### Short exercise:
Copy, exactly and only, the lines from the one with "Generate a Python" up to and including the one with "pad=14, labelsize=19, labelcolor=TXT)", leaving pictures out.

### Record set:
=-=-=-=-=
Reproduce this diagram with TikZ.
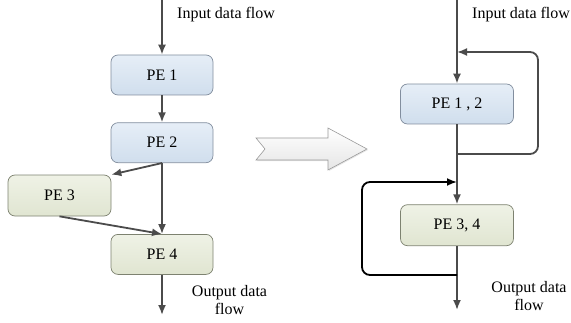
=-=-=-=-=
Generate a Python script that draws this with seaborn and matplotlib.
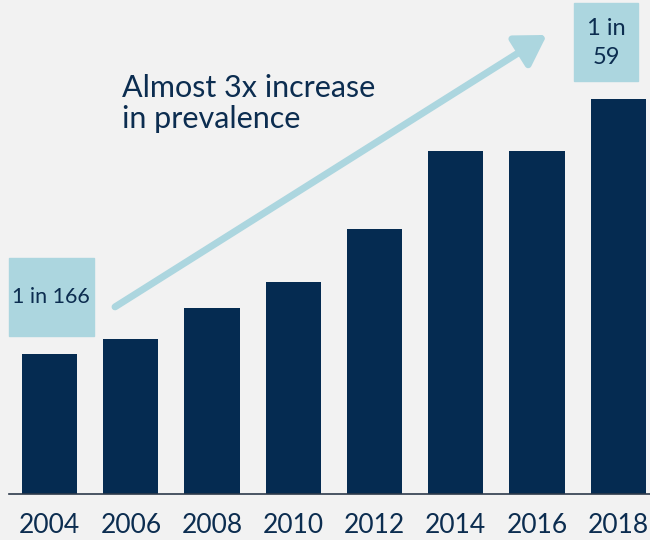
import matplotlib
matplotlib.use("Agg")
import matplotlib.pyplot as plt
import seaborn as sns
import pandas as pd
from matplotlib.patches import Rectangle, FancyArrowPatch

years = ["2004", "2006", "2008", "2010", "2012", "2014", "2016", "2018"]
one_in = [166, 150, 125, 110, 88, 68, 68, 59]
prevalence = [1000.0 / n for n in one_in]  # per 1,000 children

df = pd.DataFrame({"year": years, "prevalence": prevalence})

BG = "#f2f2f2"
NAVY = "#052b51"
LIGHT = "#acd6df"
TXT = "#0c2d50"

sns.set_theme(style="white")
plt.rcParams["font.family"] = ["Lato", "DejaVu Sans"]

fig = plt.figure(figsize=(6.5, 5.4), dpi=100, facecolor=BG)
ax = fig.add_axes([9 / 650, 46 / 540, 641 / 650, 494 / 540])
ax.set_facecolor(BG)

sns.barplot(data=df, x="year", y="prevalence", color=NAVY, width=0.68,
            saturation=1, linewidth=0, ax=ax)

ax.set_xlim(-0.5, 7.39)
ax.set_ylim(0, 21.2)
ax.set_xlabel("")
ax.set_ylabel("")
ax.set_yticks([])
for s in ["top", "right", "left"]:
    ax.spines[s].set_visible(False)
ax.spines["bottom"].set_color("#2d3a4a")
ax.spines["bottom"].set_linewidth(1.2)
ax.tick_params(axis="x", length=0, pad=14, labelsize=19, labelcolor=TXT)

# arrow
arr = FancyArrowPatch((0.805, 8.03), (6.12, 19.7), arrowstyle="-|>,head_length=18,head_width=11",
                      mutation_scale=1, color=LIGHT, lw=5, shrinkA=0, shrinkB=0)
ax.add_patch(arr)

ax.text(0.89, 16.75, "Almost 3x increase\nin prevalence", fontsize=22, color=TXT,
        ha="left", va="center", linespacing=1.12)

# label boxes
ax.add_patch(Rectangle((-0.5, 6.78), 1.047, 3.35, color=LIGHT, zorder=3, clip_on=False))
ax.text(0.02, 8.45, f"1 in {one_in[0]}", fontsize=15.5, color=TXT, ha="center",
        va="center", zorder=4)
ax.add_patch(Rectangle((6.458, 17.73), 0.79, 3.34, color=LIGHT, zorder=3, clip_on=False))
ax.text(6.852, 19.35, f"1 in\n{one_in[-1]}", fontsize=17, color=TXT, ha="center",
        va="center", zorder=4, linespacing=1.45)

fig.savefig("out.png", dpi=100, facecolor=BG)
=-=-=-=-=
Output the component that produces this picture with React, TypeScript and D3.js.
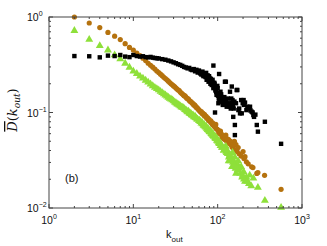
=-=-=-=-=
### Complete output:
Generate a Python script that draws this with seaborn and matplotlib.
import matplotlib
matplotlib.use("Agg")
import matplotlib.pyplot as plt
import seaborn as sns
import pandas as pd
from matplotlib.patches import Rectangle, FancyArrowPatch

years = ["2004", "2006", "2008", "2010", "2012", "2014", "2016", "2018"]
one_in = [166, 150, 125, 110, 88, 68, 68, 59]
prevalence = [1000.0 / n for n in one_in]  # per 1,000 children

df = pd.DataFrame({"year": years, "prevalence": prevalence})

BG = "#f2f2f2"
NAVY = "#052b51"
LIGHT = "#acd6df"
TXT = "#0c2d50"

sns.set_theme(style="white")
plt.rcParams["font.family"] = ["Lato", "DejaVu Sans"]

fig = plt.figure(figsize=(6.5, 5.4), dpi=100, facecolor=BG)
ax = fig.add_axes([9 / 650, 46 / 540, 641 / 650, 494 / 540])
ax.set_facecolor(BG)

sns.barplot(data=df, x="year", y="prevalence", color=NAVY, width=0.68,
            saturation=1, linewidth=0, ax=ax)

ax.set_xlim(-0.5, 7.39)
ax.set_ylim(0, 21.2)
ax.set_xlabel("")
ax.set_ylabel("")
ax.set_yticks([])
for s in ["top", "right", "left"]:
    ax.spines[s].set_visible(False)
ax.spines["bottom"].set_color("#2d3a4a")
ax.spines["bottom"].set_linewidth(1.2)
ax.tick_params(axis="x", length=0, pad=14, labelsize=19, labelcolor=TXT)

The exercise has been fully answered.